**TASK REQUIREMENTS**
In the data that follows, count every line holding the string "this" and give the count alone.

**INPUT MATERIAL**
· · · · ·
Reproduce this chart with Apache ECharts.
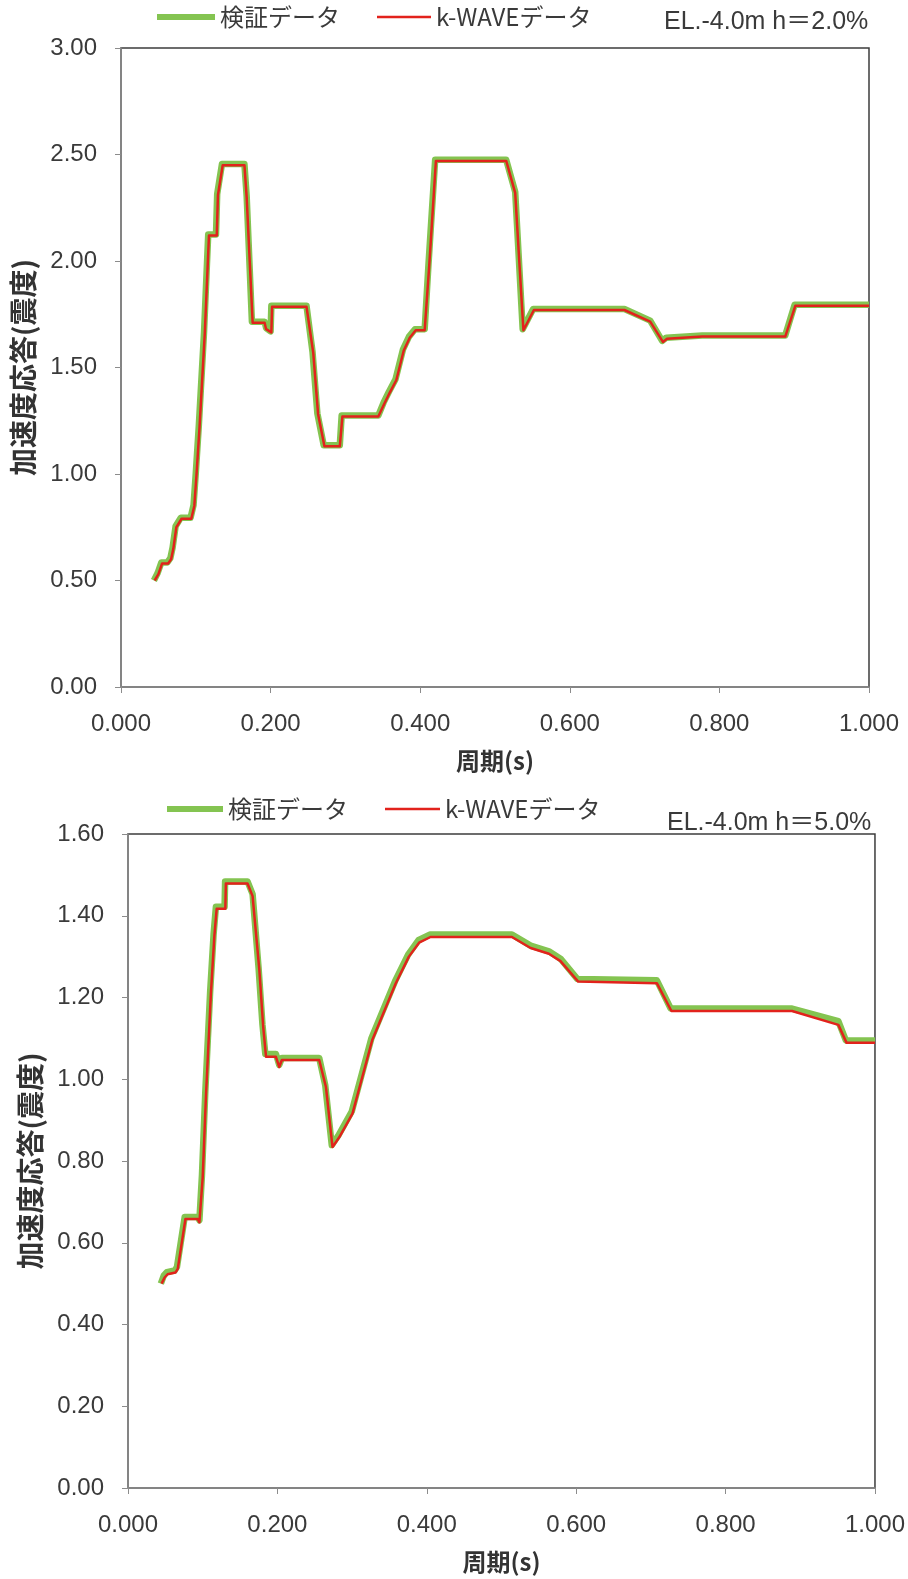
· · · · ·
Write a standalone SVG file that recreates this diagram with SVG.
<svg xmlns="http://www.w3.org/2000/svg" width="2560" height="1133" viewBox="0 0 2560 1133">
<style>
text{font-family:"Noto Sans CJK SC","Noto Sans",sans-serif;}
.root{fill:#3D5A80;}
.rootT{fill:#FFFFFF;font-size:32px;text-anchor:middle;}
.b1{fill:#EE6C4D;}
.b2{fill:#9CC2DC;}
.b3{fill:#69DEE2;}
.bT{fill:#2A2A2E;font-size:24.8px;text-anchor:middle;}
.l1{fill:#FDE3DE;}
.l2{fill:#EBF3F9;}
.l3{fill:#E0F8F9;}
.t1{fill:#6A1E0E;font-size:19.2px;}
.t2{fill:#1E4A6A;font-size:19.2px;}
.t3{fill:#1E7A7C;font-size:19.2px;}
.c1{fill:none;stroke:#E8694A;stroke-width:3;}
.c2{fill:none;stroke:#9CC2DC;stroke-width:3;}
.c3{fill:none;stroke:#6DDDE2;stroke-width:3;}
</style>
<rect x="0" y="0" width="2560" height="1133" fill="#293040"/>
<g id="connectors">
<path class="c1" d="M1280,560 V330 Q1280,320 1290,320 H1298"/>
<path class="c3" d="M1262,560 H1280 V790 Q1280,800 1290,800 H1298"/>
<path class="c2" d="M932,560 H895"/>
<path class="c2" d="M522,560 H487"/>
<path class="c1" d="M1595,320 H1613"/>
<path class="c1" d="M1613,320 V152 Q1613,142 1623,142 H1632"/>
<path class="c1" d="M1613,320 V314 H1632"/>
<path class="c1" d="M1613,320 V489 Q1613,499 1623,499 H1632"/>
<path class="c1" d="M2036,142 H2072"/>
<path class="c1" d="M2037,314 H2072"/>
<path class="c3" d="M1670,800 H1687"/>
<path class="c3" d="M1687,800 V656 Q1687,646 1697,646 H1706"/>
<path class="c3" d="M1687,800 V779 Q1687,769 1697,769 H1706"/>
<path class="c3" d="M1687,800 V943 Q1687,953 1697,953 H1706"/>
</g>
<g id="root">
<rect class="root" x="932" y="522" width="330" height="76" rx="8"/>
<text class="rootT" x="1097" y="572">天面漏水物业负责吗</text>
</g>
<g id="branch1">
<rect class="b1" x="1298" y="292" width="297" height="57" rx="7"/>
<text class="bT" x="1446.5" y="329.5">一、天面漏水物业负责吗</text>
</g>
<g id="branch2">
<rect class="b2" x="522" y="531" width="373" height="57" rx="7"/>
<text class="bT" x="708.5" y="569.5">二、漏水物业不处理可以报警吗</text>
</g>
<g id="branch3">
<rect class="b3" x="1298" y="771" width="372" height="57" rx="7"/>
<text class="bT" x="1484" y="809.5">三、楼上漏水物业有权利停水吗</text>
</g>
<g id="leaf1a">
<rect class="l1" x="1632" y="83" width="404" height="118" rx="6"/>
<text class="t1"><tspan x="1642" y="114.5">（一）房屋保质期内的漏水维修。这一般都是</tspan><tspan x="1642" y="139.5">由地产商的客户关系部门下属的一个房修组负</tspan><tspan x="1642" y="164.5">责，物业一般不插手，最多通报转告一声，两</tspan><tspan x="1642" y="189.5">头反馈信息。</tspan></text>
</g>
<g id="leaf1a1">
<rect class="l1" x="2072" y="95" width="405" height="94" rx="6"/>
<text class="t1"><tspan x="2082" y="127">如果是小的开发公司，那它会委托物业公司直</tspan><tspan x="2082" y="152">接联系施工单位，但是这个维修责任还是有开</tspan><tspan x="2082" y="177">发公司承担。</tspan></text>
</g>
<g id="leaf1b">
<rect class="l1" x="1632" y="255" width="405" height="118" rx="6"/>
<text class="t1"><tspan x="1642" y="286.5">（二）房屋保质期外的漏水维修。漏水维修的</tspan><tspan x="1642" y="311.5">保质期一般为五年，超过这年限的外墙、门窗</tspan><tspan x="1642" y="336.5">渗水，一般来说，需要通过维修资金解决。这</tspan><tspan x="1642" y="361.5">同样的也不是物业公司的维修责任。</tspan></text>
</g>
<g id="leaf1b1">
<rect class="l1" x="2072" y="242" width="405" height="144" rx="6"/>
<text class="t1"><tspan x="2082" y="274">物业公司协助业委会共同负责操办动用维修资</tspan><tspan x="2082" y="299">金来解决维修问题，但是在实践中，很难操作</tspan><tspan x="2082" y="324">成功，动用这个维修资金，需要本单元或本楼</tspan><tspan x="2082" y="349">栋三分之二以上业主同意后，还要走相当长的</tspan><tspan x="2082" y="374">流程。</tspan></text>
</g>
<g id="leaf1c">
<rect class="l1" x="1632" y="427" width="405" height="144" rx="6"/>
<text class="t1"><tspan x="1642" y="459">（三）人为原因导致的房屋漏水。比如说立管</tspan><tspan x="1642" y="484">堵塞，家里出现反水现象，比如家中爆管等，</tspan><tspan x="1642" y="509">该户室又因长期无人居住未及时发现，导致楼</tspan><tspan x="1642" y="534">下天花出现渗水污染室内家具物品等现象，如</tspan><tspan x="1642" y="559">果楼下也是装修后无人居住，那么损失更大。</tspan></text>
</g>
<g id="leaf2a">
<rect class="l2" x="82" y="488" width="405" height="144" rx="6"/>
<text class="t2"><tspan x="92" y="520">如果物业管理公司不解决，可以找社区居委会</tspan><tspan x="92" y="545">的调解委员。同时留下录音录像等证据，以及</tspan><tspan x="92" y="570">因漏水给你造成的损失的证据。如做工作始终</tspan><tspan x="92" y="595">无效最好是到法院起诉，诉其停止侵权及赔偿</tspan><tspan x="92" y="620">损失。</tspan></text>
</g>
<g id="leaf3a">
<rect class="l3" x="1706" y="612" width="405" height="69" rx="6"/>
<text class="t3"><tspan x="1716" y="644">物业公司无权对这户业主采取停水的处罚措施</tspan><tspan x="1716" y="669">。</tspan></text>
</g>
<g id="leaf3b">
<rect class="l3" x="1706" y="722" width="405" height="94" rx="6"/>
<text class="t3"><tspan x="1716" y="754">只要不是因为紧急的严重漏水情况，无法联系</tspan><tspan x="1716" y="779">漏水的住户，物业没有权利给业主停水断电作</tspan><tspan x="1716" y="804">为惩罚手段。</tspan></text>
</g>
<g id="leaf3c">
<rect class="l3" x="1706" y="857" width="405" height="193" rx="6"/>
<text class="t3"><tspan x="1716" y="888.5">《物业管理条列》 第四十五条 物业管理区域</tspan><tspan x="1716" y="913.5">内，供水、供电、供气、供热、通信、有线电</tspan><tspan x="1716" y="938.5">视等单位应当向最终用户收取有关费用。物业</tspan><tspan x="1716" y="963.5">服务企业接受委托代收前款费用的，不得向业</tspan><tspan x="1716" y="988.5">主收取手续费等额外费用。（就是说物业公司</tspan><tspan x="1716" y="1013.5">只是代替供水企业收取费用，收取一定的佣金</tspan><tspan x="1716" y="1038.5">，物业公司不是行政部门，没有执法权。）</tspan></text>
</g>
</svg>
· · · · ·
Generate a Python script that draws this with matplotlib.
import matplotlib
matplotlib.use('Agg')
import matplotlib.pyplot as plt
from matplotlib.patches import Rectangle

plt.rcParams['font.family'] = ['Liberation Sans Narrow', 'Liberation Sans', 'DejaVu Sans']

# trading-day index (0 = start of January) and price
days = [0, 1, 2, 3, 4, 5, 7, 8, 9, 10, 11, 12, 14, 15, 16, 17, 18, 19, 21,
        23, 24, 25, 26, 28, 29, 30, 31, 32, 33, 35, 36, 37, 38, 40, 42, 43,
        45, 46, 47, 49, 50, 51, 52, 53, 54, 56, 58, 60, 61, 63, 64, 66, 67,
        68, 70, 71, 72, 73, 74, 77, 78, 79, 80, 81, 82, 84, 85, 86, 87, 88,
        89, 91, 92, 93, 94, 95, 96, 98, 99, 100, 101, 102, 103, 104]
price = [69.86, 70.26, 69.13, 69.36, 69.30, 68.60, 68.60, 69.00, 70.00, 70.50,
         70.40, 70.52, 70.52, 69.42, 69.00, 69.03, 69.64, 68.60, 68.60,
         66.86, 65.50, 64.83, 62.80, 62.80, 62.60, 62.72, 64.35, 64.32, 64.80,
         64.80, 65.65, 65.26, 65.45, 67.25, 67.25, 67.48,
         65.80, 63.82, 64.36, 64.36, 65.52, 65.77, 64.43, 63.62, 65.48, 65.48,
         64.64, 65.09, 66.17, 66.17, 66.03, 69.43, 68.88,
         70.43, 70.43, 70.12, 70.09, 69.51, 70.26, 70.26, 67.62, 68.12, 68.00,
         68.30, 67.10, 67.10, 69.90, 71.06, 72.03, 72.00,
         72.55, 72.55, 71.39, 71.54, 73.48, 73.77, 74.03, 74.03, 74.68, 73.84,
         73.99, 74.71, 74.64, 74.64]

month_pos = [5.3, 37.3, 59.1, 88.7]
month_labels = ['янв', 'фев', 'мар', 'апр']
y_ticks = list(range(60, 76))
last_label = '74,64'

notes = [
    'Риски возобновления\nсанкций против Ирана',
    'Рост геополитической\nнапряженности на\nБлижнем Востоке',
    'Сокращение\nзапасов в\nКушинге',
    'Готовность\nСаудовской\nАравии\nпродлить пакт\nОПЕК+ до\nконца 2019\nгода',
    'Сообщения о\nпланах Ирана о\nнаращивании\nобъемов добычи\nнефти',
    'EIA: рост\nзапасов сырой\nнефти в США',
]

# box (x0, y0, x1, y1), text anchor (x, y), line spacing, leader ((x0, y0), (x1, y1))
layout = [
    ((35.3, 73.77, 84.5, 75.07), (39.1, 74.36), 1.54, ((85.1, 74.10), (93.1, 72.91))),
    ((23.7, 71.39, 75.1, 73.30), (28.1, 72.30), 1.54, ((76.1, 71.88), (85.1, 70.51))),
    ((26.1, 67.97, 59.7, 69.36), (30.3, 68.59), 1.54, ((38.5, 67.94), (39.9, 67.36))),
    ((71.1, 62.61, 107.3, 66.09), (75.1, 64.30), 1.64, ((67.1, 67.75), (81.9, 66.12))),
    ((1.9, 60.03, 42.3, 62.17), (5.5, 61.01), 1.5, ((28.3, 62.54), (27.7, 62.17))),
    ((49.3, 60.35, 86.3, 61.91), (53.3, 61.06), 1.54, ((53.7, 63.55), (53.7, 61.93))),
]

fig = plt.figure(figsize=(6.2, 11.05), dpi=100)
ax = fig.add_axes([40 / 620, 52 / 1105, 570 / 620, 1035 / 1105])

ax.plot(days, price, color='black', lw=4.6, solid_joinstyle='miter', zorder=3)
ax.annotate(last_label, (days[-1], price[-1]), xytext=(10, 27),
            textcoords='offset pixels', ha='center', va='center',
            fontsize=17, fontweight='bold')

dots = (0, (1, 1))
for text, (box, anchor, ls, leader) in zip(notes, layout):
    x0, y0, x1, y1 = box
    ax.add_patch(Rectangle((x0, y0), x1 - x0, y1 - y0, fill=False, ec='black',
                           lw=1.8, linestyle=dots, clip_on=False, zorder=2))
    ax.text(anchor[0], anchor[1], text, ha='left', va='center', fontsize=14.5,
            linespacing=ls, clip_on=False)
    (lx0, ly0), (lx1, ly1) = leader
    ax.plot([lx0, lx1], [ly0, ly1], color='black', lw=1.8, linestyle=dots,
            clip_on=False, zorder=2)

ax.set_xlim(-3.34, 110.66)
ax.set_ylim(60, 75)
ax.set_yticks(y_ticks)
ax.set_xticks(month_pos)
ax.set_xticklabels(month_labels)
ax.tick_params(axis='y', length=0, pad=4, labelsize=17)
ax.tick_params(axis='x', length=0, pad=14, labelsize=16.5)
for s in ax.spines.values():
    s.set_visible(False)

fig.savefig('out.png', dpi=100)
· · · · ·
**RESULT OF THE TASK**
3